Friday, January 25, 2019

My take on: The Gown

I confess...I have a mild curiosity about the British royal family. I got up early for the last two royal weddings. Why? I don't know. I like the glamour and for a few brief moments I can live vicariously through others. I say all of this because that mild curiosity piqued my interest in my latest read.

The Gown by Jennifer Robson is a fictional take on a real event, the story behind the wedding dress of Princess Elizabeth set against war-torn England. World War II has been over for two years, but the recovery is ongoing. People are still reeling from tragedy. But there's nothing like a wedding to lift everyone's spirits. When the engagement is announced, the royal family commissions famed designer Norman Hartnell to design the wedding gown. While Hartnell is celebrated for his work, he doesn't do it alone. With a vast crew of seamstresses and embroiderers, Hartnell assigns his most-trusted employees to work on the gown. For best friends Ann Hughes and Miriam Dassin, working on the dress is the chance of a lifetime. But it comes at a price, no one on the team, including Ann and Miriam, is allowed to utter a peep about the top-secret dress. These two working-class women pour all their energy into the dress. It's a welcome distraction from their difficult pasts.

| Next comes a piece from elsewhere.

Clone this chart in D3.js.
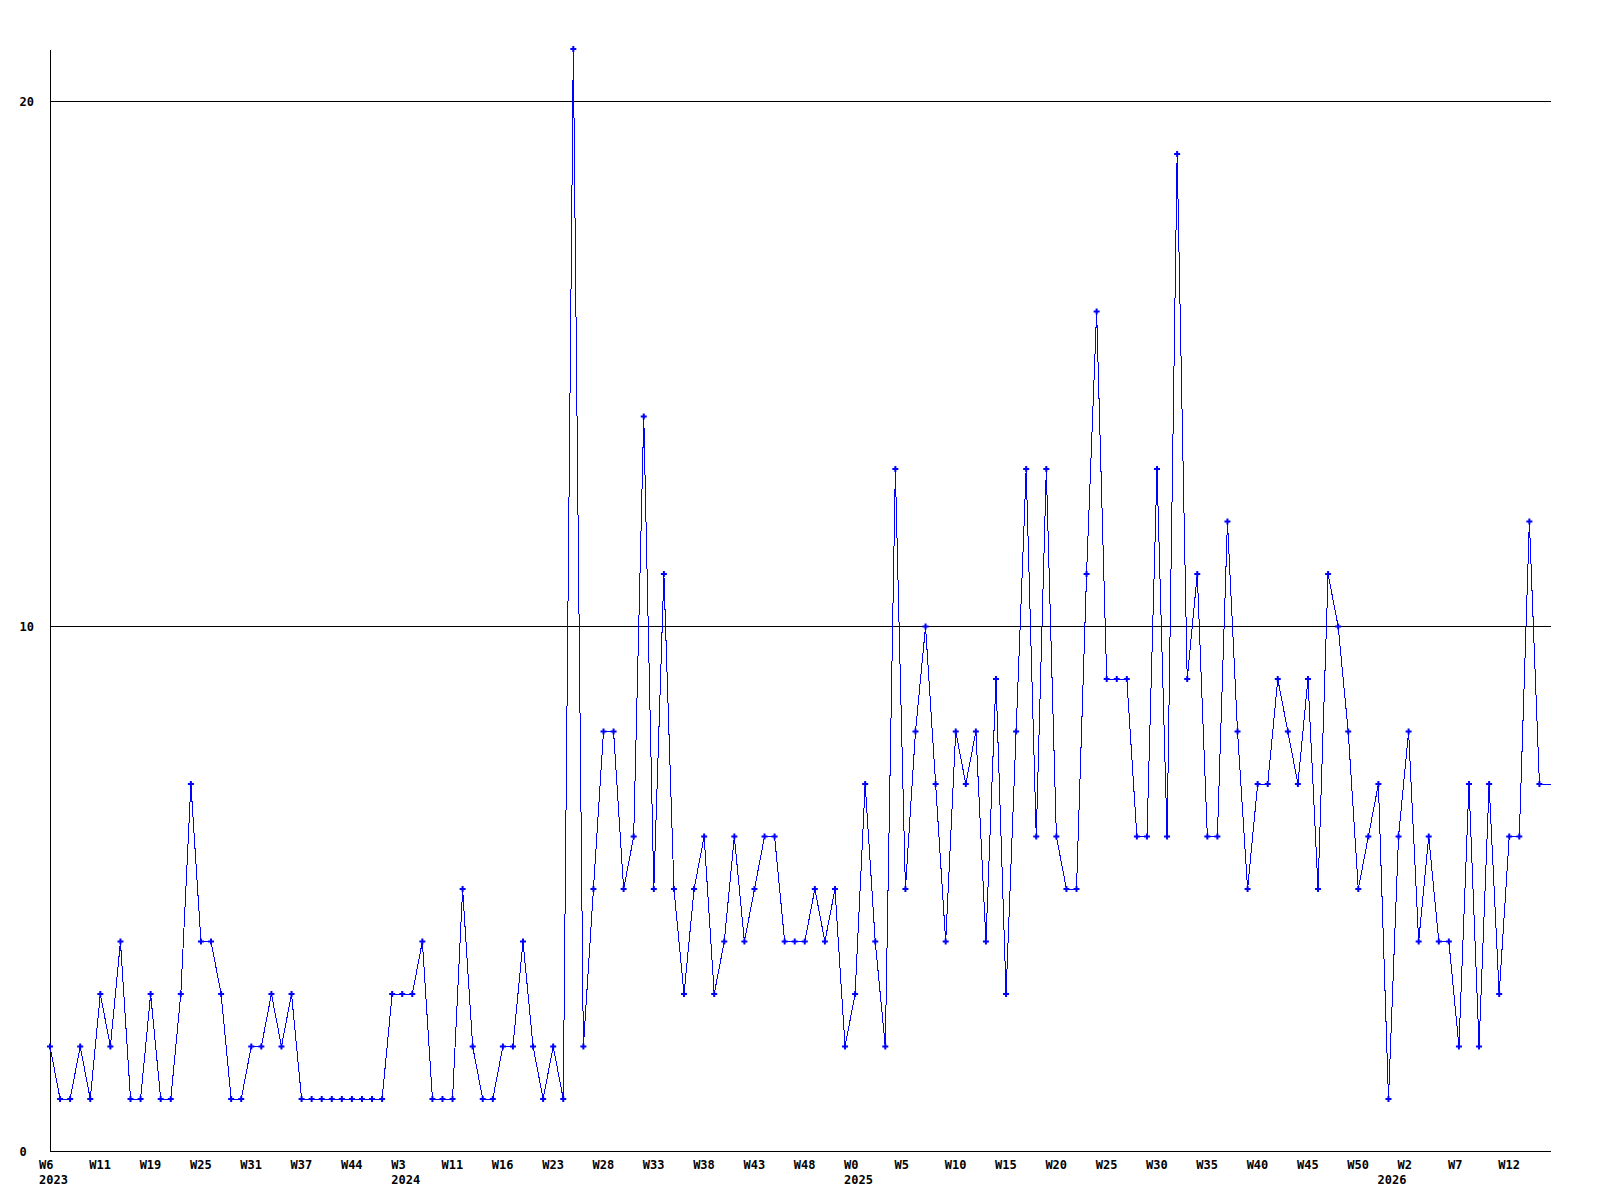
<!doctype html>
<html>
<head>
<meta charset="utf-8">
<script src="https://d3js.org/d3.v7.min.js"></script>
<style>
body { margin: 0; background: #fff; }
.lbl {
	font-family: "DejaVu Sans Mono", monospace;
	font-size: 12px;
	font-weight: bold;
	fill: #000;
}
.rule { stroke: #000; stroke-width: 1; shape-rendering: crispEdges; }
</style>
</head>
<body>
<script>

// weekly counts, one entry per reported week (weeks with nothing are not listed)
var counts = [2,1,1,2,1,3,2,4,1,1, 3,1,1,3,7,4,4,3,1,1,
	2,2,3,2,3,1,1,1,1,1, 1,1,1,1,3,3,3,4,1,1,
	1,5,2,1,1,2,2,4,2,1, 2,1,21,2,5,8,8,5,6,14,
	5,11,5,3,5,6,3,4,6,4, 5,6,6,4,4,4,5,4,5,2,
	3,7,4,2,13,5,8,10,7,4, 8,7,8,4,9,3,8,13,6,13,
	6,5,5,11,16,9,9,9,6,6, 13,6,19,9,11,6,6,12,8,5,
	7,7,9,8,7,9,5,11,10,8, 5,6,7,1,6,8,4,6,4,4,
	2,7,2,7,3,6,6,12,7];

// a week label every 5th point
var weekLabels = ["W6","W11","W19","W25","W31","W37","W44","W3","W11","W16",
	"W23","W28","W33","W38","W43","W48","W0","W5","W10","W15",
	"W20","W25","W30","W35","W40","W45","W50","W2","W7","W12"];
var tickStep = 5;

// year under the first point of each year
var years = ["2023","2024","2025","2026"];
var yearIndex = [0,35,80,133];

var yTicks = [0,10,20];

var width = 1600, height = 1200;
var plotLeft = 50, plotRight = 1551, plotTop = 50;

var svg = d3.select("body").append("svg").attr("width", width).attr("height", height);

var x = d3.scaleLinear().domain([0, counts.length]).range([plotLeft, 1549.5]);
var y = d3.scaleLinear().domain([0, 20]).range([1151.5, 101.5]);

// horizontal rules (0 is the x axis)
svg.selectAll(".grid").data(yTicks).enter().append("line")
	.attr("class", "rule")
	.attr("x1", plotLeft).attr("x2", plotRight)
	.attr("y1", d => y(d)).attr("y2", d => y(d));

svg.append("line").attr("class", "rule")
	.attr("x1", plotLeft + 0.5).attr("x2", plotLeft + 0.5)
	.attr("y1", plotTop).attr("y2", y(0));

svg.selectAll(".ylbl").data(yTicks).enter().append("text")
	.attr("class", "lbl")
	.attr("x", 19.5).attr("y", d => y(d))
	.attr("dy", "0.36em")
	.text(d => d);

// x labels
svg.selectAll(".wlbl").data(weekLabels).enter().append("text")
	.attr("class", "lbl")
	.attr("x", (d, i) => x(i * tickStep) - 11)
	.attr("y", 1169)
	.text(d => d);

svg.selectAll(".yrlbl").data(years).enter().append("text")
	.attr("class", "lbl")
	.attr("x", (d, i) => x(yearIndex[i]) - 11)
	.attr("y", 1184)
	.text(d => d);

// the series; last value runs on to the right edge
var pts = counts.map((v, i) => [x(i), y(v)]);
pts.push([plotRight, y(counts[counts.length - 1])]);

svg.append("path")
	.datum(pts)
	.attr("d", d3.line())
	.attr("fill", "none")
	.attr("stroke", "#0000ff")
	.attr("stroke-width", 1)
	.style("shape-rendering", "crispEdges");

svg.selectAll(".pt").data(counts).enter().append("path")
	.attr("d", d3.symbol(d3.symbolCross, 20))
	.attr("transform", (d, i) => "translate(" + x(i) + "," + y(d) + ")")
	.attr("fill", "#0000ff");

</script>
</body>
</html>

Fast forward to 2016, Heather Mackenzie is grieving the loss of her beloved grandmother, Nan. Her mother discovers a box Nan left for Heather, inside delicate swatches of embroidery. Where are they from? Queen Elizabeth II's wedding gown. What was Nan doing with these? Did she really work on the Queen's wedding gown? Yes, she really did work on that famous dress. Also in that box was a photo of Nan with Miriam, who is now a famous artist. How could Nan keep such an important part of her life from Heather and her mother? Nan's time in England is a mystery to them both. A mystery that Heather wants to solve. 

The book is told from Heather, Ann, and Miriam's perspectives. Through Ann's and Miriam's eyes, the reader gets to see what life was like in 1947 England. Rationing of food is still going on, even the royal family has to do it. Her parents and brother are dead, her sister-in-law, Milly, has moved to Canada, leaving Ann struggling to keep her house. Enter Miriam, a French Jewish woman who has just moved to England. After surviving imprisonment at the hands of the Nazis, Miriam is trying to rebuild her life. A job at Hartnell's and a room in Ann's house are just what Miriam needs. The two women are at first reluctant to trust each other, but soon they form a strong bond. Their friendship is at the heart of this book. A friendship that even Heather can see and feel in the present-day.

When Heather finds Miriam, it's clear that Nan's friendship meant a lot. It was Nan who gave Miriam a place to live when she needed it the most. It was Nan who encouraged Miriam to pursue her passion as an artist. Miriam did the same for Nan. Miriam reassured Nan not to doubt herself even in the most difficult times. They were strong women on their own, but their deep friendship made Miriam and Nan better people. Miriam, Ann, and Heather are not real people but I felt like they were. I loved how the author took a real event and managed to make it a relatable story. I would definitely put this on your TBR pile.

Rating: Superb

Notes: I received a copy of the book from the publisher (HarperCollins) as part of a blog tour with TLC Book Tours.